Klant aan het woord
Klant Eimerd de Waard:
al 65 jaar klant bij Slagers van Warmenhoven
Kent het Guinness Book of Records toevallig ook een vermelding voor de Wateringer die het langst klant is bij Slagers van Warmenhoven? Heel spannend zal de strijd niet gaan worden. Want wie kan er tegen de 65 klantjaren van Eimert de Waard op? ‘ Vanaf m’n vijftiende kom ik al in de winkel. Eerst bij Warmenhoven, toen bij Koos zijn vader en nu bij Koos zelf.’
Ja, hij kookt nog zelf. En uiteraard met een stukje vlees van Slagers van Warmenhoven. ‘Wat er nu hier in de koelkast ligt? Nou, niet zoveel, want ik moet toevallig morgen weer naar de winkel’, lacht Eimert. ‘Maar vanmiddag hebben we nog een heerlijk stukje kip gegeten. We zijn goed eten gewend. Mijn kleindochter is ook aan de slagersopleiding begonnen, zij heeft bij Slagers van Warmenhoven nog stage gelopen.’
Mee met de vrachtwagen
Letterlijk kind aan huis is de tachtigjarige Wateringer bij de slagerij, vertelt hij. ‘Nog in de tijd dat de winkel aan de Kerklaan zat. Leo Warmenhoven en Ad van Essen heb ik goed gekend, en nu weer Koos en Marc. Ik mocht zelfs mee met slager Leo Warmenhoven in de vrachtwagen, koeien kopen op de Beestenmarkt in Delft. Toen ik koster was van De Lichtbron en er was een morgen voor ouderen, dan kreeg ik van Ad en later van Koos een heerlijke schaal met lekkere hapjes om uit te delen. Ik ging ook met Koos mee naar Berkel en Rodenrijs, waar hij toen zijn koeien vandaan haalde. Dat was een feest!’
‘Voor mij geen kunstvlees!’
Hij is een trouwe klant, nog altijd. ‘Voor vlees en vleeswaren gingen wij altijd naar Slagers van Warmenhoven. Joh, het is allemaal zo lekker. Mijn vader zei het ook altijd: daar weet je wat je hebt. Nee, dat vegetarische gedoe is niet aan mij besteed. Groenten en fruit eet ik graag, maar geen kunstvlees!’

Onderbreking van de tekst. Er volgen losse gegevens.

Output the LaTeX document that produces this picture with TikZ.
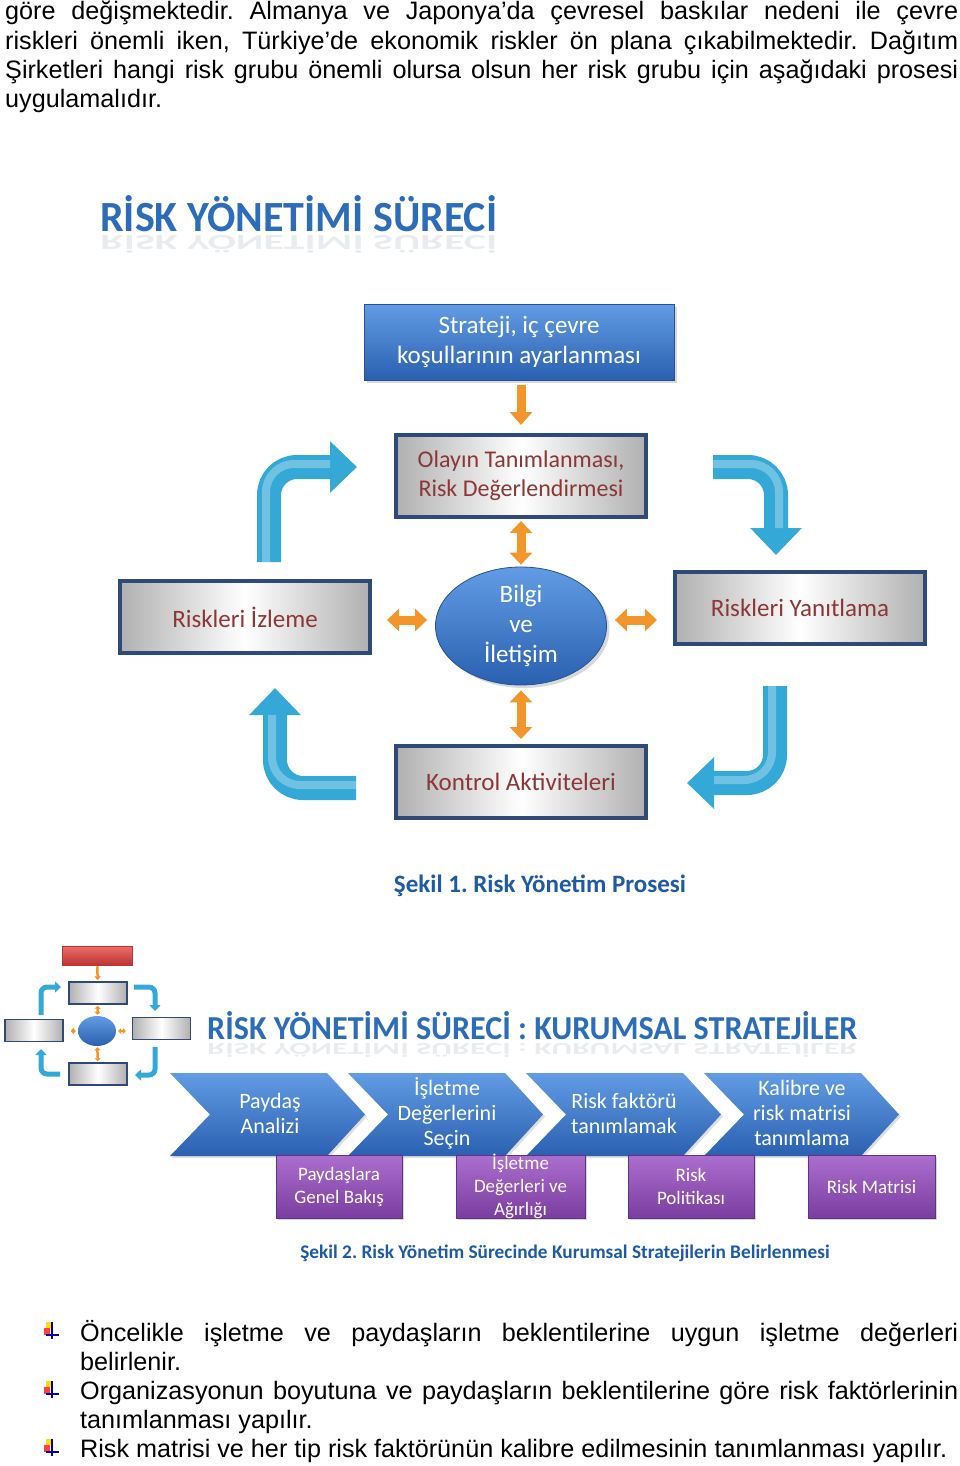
\documentclass[tikz,border=0pt]{standalone}
\usepackage{fontspec}
\setmainfont{Liberation Sans}
\newfontfamily\calibri{Carlito}
\usetikzlibrary{arrows.meta,shapes.geometric,shadows,calc,positioning}
\setlength\parskip{0pt}
\setlength\parindent{0pt}
\frenchspacing
\hyphenpenalty=10000
\hbadness=10000

\definecolor{boxblue}{RGB}{42,96,176}
\definecolor{boxbluelt}{RGB}{98,156,228}
\definecolor{rimblue}{RGB}{47,74,120}
\definecolor{redtext}{RGB}{140,55,55}
\definecolor{orarr}{RGB}{242,150,44}
\definecolor{cyarr}{RGB}{52,168,214}
\definecolor{titleblue}{RGB}{45,108,184}
\definecolor{captblue}{RGB}{30,90,165}
\definecolor{purpdk}{RGB}{122,62,160}
\definecolor{purplt}{RGB}{172,110,206}
\definecolor{reddk}{RGB}{186,52,52}
\definecolor{redlt}{RGB}{236,110,104}

\tikzset{
  bodytext/.style={inner sep=0pt, align=justify,
    font=\fontsize{25.2}{29.2}\selectfont},
  titletext/.style={inner sep=0pt, text=titleblue, font=\calibri\bfseries},
  mirror/.style={inner sep=0pt, text=gray!70!titleblue, font=\calibri\bfseries,
    opacity=.14, yscale=-.5, transform shape},
  capt/.style={inner sep=0pt, text=captblue},
  bluebox/.style={rectangle, inner sep=0pt, top color=boxbluelt, bottom color=boxblue,
    draw=boxblue!85!black, line width=.8pt, text=white, align=center,
    font=\calibri\fontsize{25}{30}\selectfont,
    drop shadow={opacity=.3, shadow xshift=3pt, shadow yshift=-3pt}},
  graybox/.style={rectangle, inner sep=0pt, draw=rimblue, line width=4pt,
    left color=gray!62, right color=gray!62, middle color=white,
    text=redtext, align=center, font=\calibri\fontsize{25}{29}\selectfont,
    minimum width=250pt, minimum height=72pt},
  circbox/.style={ellipse, inner sep=0pt, top color=boxbluelt, bottom color=boxblue,
    draw=boxblue!85!black, line width=.8pt, minimum width=171pt, minimum height=118pt,
    drop shadow={opacity=.3, shadow xshift=3pt, shadow yshift=-3pt}},
  circtext/.style={inner sep=0pt, text=white, align=center,
    font=\calibri\fontsize{25}{30}\selectfont},
  orarrow/.style={draw=orarr, line width=9pt, -{Triangle[width=22pt,length=13pt]}},
  orboth/.style={draw=orarr, line width=9pt,
    {Triangle[width=22pt,length=12pt]}-{Triangle[width=22pt,length=12pt]}},
  cyarrow/.style={draw=cyarr, line width=24pt, rounded corners=28pt,
    -{Triangle[width=50pt,length=27pt]}},
  cyshine/.style={draw=white, opacity=.3, line width=8pt, rounded corners=28pt,
    shorten >=27pt},
  thumbbox/.style={rectangle, inner sep=0pt, draw=rimblue, line width=1.5pt,
    left color=gray!62, right color=gray!62, middle color=white,
    minimum width=58pt, minimum height=22pt},
  thumbred/.style={rectangle, inner sep=0pt, top color=redlt, bottom color=reddk,
    draw=reddk, line width=.5pt},
  thumbcirc/.style={ellipse, inner sep=0pt, top color=boxbluelt, bottom color=boxblue,
    minimum width=38pt, minimum height=30pt},
  thumbor/.style={draw=orarr, line width=2.5pt, -{Triangle[width=6pt,length=4pt]}},
  thumbboth/.style={draw=orarr, line width=2.5pt,
    {Triangle[width=6pt,length=3pt]}-{Triangle[width=6pt,length=3pt]}},
  thumbcy/.style={draw=cyarr, line width=5pt, rounded corners=6pt,
    -{Triangle[width=11pt,length=6pt]}},
  chevron/.style={top color=boxbluelt, bottom color=boxblue,
    drop shadow={opacity=.25, shadow xshift=2pt, shadow yshift=-2pt}},
  chevtext/.style={inner sep=0pt, text=white, align=center,
    font=\calibri\fontsize{22}{25}\selectfont},
  purplebox/.style={rectangle, inner sep=0pt, top color=purplt, bottom color=purpdk,
    draw=purpdk!80!black, line width=.8pt, minimum height=63pt, text=white, align=center,
    font=\calibri\fontsize{19}{23}\selectfont,
    drop shadow={opacity=.3, shadow xshift=2pt, shadow yshift=-2pt}},
  purptext/.style={inner sep=0pt, text=white, align=center,
    font=\calibri\fontsize{19}{23}\selectfont}
}

\begin{document}
\begin{tikzpicture}[x=1pt,y=-1pt]
  \useasboundingbox[fill=white] (0,0) rectangle (960,1466);

  % text above the figures
  \node[bodytext, text width=953pt, anchor=base west] (intro) at (5,20)
    {göre değişmektedir. Almanya ve Japonya’da çevresel baskılar nedeni ile çevre\linebreak
     riskleri önemli iken, Türkiye’de ekonomik riskler ön plana çıkabilmektedir. Dağıtım\linebreak
     Şirketleri hangi risk grubu önemli olursa olsun her risk grubu için aşağıdaki prosesi\linebreak
     uygulamalıdır.};

  % figure 1
  \node[titletext, anchor=base west] (title1) at (100,231)
    {\resizebox{397pt}{36pt}{RİSK YÖNETİMİ SÜRECİ}};
  \node[mirror, anchor=base west] at (100,235)
    {\resizebox{397pt}{36pt}{RİSK YÖNETİMİ SÜRECİ}};

  \node[bluebox, minimum width=310pt, minimum height=76pt] (strat) at (519,342)
    {Strateji, iç çevre\\koşullarının ayarlanması};
  \node[graybox, minimum height=82pt, font=\calibri\fontsize{24}{29}\selectfont] (olay) at (521,476)
    {Olayın Tanımlanması,\\Risk Değerlendirmesi};
  \node[circbox] (bilgi) at (521,626) {};
  \node[circtext] at (bilgi) {Bilgi\\ve\\İletişim};
  \node[graybox] (izleme) at (245,617) {Riskleri İzleme};
  \node[graybox] (yanit) at (800,608) {Riskleri Yanıtlama};
  \node[graybox] (kontrol) at (521,782) {Kontrol Aktiviteleri};

  \draw[orarrow, shorten <=5pt, shorten >=8pt] (strat.south -| olay.north) -- (olay.north);
  \draw[orboth, shorten <=2pt, shorten >=2pt] (olay) -- (bilgi);
  \draw[orboth, shorten <=5pt, shorten >=5pt] (bilgi) -- (kontrol);
  \draw[orboth] ($(izleme.east |- bilgi.west)+(15,-6)$) -- ($(bilgi.west)+(-8,-6)$);
  \draw[orboth] ($(bilgi.east)+(8,-6)$) -- ($(yanit.west |- bilgi.east)+(-16,-6)$);

  \draw[cyarrow] (269,562) |- (357,467);
  \draw[cyarrow] (713,467) -| (776,555);
  \draw[cyarrow] (356,788) -| (275,688);
  \draw[cyarrow] (775,686) |- (687,783);
  \draw[cyshine] (266,562) |- (357,464);
  \draw[cyshine] (713,464) -| (779,555);
  \draw[cyshine] (356,785) -| (272,688);
  \draw[cyshine] (772,686) |- (687,780);

  \node[capt, font=\calibri\bfseries\fontsize{25}{30}\selectfont] (cap1) at (540,886)
    {Şekil 1. Risk Yönetim Prosesi};

  % figure 2: small copy of figure 1
  \node[thumbred, minimum width=70pt, minimum height=19pt] (tred) at (97,955.5) {};
  \node[thumbbox] (ttop) at (98,993) {};
  \node[thumbcirc] (tcirc) at (97,1031) {};
  \node[thumbbox] (tleft) at (34,1030.5) {};
  \node[thumbbox] (tright) at (161.5,1028.5) {};
  \node[thumbbox] (tbot) at (98,1074) {};
  \draw[thumbor, shorten <=1pt, shorten >=1pt] (tred) -- (ttop);
  \draw[thumbboth, shorten <=1pt, shorten >=1pt] (ttop) -- (tcirc);
  \draw[thumbboth, shorten <=1pt, shorten >=1pt] (tcirc) -- (tbot);
  \draw[thumbboth] ($(tleft.east |- tcirc.west)+(7,0)$) -- ($(tcirc.west)+(-2,0)$);
  \draw[thumbboth] ($(tcirc.east)+(2,0)$) -- ($(tright.west |- tcirc.east)+(-6,0)$);
  \draw[thumbcy] (41,1015) |- (61,987);
  \draw[thumbcy] (134,987) -| (155,1011);
  \draw[thumbcy] (60,1074) -| (41,1049);
  \draw[thumbcy] (155,1047) |- (135,1075);

  \node[titletext, anchor=base west] (title2) at (207,1039)
    {\resizebox{650pt}{28pt}{RİSK YÖNETİMİ SÜRECİ : KURUMSAL STRATEJİLER}};
  \node[mirror, anchor=base west] at (207,1043)
    {\resizebox{650pt}{28pt}{RİSK YÖNETİMİ SÜRECİ : KURUMSAL STRATEJİLER}};

  \foreach \cx in {170,348,526,704}
    \path[chevron] (\cx,1073) -- ++(157,0) -- ++(38,41.5) -- ++(-38,41.5)
      -- ++(-157,0) -- ++(40,-41.5) -- cycle;
  \node[chevtext] (payd) at (270,1113) {Paydaş\\Analizi};
  \node[chevtext] (isd) at (447,1113) {İşletme\\Değerlerini\\Seçin};
  \node[chevtext] (riskf) at (624,1113) {Risk faktörü\\tanımlamak};
  \node[chevtext] (kalib) at (802,1113) {Kalibre ve\\risk matrisi\\tanımlama};

  \node[purplebox, minimum width=126pt] (pgb) at (339,1186.5) {Paydaşlara\\Genel Bakış};
  \node[purplebox, minimum width=129pt] (idw) at (520.5,1186.5) {};
  \node[purptext] at (idw) {İşletme\\Değerleri ve\\Ağırlığı};
  \node[purplebox, minimum width=126pt] (rpol) at (691,1186.5) {Risk\\Politikası};
  \node[purplebox, minimum width=127pt] (rmat) at (871.5,1186.5) {Risk Matrisi};

  \node[capt, font=\calibri\bfseries\fontsize{19.3}{23}\selectfont] (cap2) at (565,1253)
    {Şekil 2. Risk Yönetim Sürecinde Kurumsal Stratejilerin Belirlenmesi};

  % bullet list
  \foreach \by in {1333,1392,1450} {
    \fill[yellow!85!orange] (46,\by-11) rectangle (52,\by-5);
    \fill[red!75] (44,\by-5) rectangle (50,\by+2);
    \draw[blue!70!black, line width=2.2pt] (52,\by-11) -- (52,\by+6);
    \draw[blue!70!black, line width=2.2pt] (46,\by+2) -- (59,\by+2);
  }
  \node[bodytext, text width=878pt, anchor=base west] (bullets) at (80,1341)
    {Öncelikle işletme ve paydaşların beklentilerine uygun işletme değerleri\linebreak
     belirlenir.\par
     Organizasyonun boyutuna ve paydaşların beklentilerine göre risk faktörlerinin\linebreak
     tanımlanması yapılır.\par
     Risk matrisi ve her tip risk faktörünün kalibre edilmesinin tanımlanması yapılır.};
\end{tikzpicture}
\end{document}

De clou van het slager zijn
Al moet het vlees dat er op tafel komt in huize De Waard van goede afkomst zijn, zegt Eimert. ‘Je moet de beesten wel goed laten opgroeien. Als je liefdevol voor beesten zorgt heb je ook een goed product. Dat is de hele clou van het slager zijn. Ik heb zelf gezien waar Koos zijn koeien vandaan haalt. Daar staan die koeien van jongs af aan. De stal straalt één en al rust uit. Geen geblèr van koeien, die hebben echt geen last van stress. Want als een koe dat heeft is het vlees niet te eten.’